I draw on those moments, watching the sense of wonderment in so many children, as inspiration to conduct the necessary work to support the executive team and the crucial mission of The Climate Center.

I am grateful to know that I may contribute to an organization that seeks to better the planet for future generations.

A conservation area on the outskirts of Cusco, beneath the peak Nevado La Verónica (Wakaywillka)

Emily Hendrick joins The Climate Center as Institutional Grants Manager

As a climate and social justice activist and advocate, I am excited to join The Climate Center as its first Institutional Giving Manager and work to ensure that my home state of California achieves net-negative emissions and serves as a model for other states and countries. Though I grew up in San Francisco, my environmental career began at Middlebury College in Vermont, which I chose due to the strength of its Environmental Studies program and the presence of faculty like Bill McKibben.

After earning a B.A. in Environmental Policy and minor in Psychology, and learning Portuguese to study abroad in Brazil, I attended the Middlebury Institute of International Studies in Monterey, CA to obtain an M.P.A. in International Nonprofit Management. I soon became the Development Assistant for the Environmental Defense Fund in Boulder, CO. While enjoying the challenge of major gifts fundraising (and the challenge of summiting all of Colorado’s 14ers), I felt somewhat disconnected from our programs and yearned to be on the grassroots level, so I decided to move to Guatemala (where a number of my ancestors lived).

There, I managed major donor accounts for a nonprofit called Mayan Families, which works to advance education, nutrition & health, and economic development for indigenous communities around Lake Atitlan. The majority of my colleagues were locals, who spoke Spanish as well as K’iche’, Kaqchikel and Tz’utujil. After my contract ended I moved to Cusco, Peru to work as Strategic Relations Manager for the Association of Andean Ecosystems (ECOAN). As the only English-speaker in the office, I helped them develop relationships with U.S. foundations and raised money to create protected conservation areas for the habitat of critically endangered birds in the Sacred Valley and Amazon. In both places, I remember being so moved by seeing the social injustices suffered by indigenous Guatemalans (worsened now, by COVID-19) and the strong desire of Quechua-speaking communities to coordinate with us in restoring their land, for their own benefit as well as for the earth. Similarly, as a mountaineer, I remember being saddened by seeing glaciers recede from one year to the next in the Cordillera Blanca. During my time abroad, I garnered a deep respect for the systemic challenges these organizations and communities face. I joined Mayan Families’ Board of Directors in January 2021 and still provide occasional translations for ECOAN. 

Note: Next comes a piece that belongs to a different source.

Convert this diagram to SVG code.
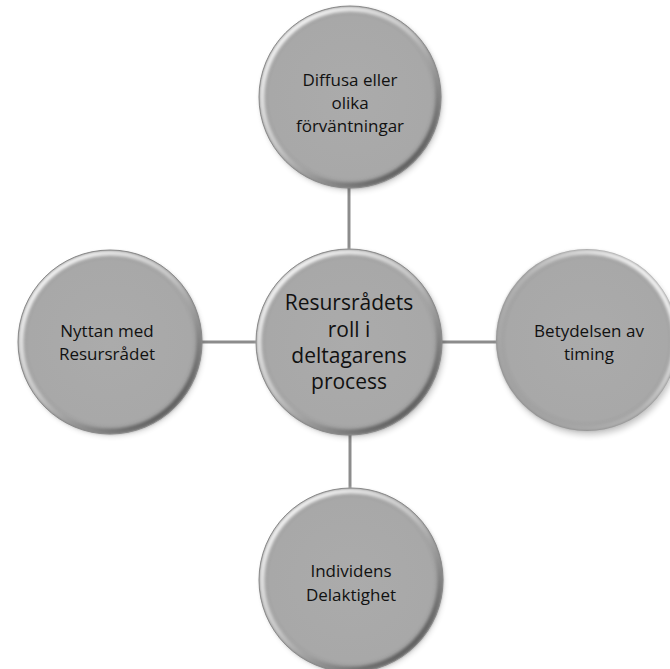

In late 2016, I moved back to San Francisco to be closer to family. Armed with the desire to focus on social justice in my environmental work, I joined the development team at Friends of the Earth’s as their Grant Writer, raising foundation funding for projects ranging from arctic shipping standards to China sustainable finance to reducing pollinator-harming pesticides in retailer supply chains.

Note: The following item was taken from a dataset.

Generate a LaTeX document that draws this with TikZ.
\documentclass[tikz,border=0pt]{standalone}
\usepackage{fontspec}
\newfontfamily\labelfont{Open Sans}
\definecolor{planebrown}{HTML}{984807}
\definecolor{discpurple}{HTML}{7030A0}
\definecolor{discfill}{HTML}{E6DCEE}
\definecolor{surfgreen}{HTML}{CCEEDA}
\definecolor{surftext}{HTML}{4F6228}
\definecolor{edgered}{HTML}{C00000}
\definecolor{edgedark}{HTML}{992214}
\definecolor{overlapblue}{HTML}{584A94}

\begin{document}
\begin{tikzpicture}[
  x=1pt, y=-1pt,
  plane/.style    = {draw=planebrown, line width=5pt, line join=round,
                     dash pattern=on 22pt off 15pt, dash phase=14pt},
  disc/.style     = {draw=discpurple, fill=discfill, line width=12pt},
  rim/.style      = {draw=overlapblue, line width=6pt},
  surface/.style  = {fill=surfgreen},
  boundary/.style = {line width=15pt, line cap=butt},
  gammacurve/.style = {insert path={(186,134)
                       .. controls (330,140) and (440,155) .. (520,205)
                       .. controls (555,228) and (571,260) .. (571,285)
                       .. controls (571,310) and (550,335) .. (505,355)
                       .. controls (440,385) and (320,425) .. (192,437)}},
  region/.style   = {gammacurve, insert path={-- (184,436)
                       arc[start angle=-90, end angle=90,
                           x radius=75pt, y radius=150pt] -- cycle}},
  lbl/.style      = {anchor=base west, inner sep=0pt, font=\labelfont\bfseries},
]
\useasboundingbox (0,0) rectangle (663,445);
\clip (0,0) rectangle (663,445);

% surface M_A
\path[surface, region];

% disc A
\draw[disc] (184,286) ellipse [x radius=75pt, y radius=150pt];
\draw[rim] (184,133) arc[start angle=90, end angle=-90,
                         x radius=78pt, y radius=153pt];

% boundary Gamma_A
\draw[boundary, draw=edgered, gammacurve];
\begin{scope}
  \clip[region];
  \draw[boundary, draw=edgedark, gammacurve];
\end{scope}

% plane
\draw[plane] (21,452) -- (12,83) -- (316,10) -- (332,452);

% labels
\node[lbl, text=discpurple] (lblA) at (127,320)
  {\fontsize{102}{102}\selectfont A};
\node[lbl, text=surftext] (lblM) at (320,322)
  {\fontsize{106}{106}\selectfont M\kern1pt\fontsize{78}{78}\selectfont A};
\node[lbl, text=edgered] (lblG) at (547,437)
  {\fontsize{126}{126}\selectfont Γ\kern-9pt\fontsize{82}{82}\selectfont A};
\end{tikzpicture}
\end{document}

As time goes on, it becomes ever more apparent that the poorest, the elderly and people of color tend to have the least capacity to cope with crises like pandemics and the impacts of climate change, including drought, flooding, hurricane-force winds, and sea-level rise. We have the moral obligation to protect low-income and vulnerable populations while providing them with energy access, and to ensure that government health and education resources reach historically marginalized communities. I am excited to continue my career with The Climate Center and look forward to tackling these challenges in the years to come.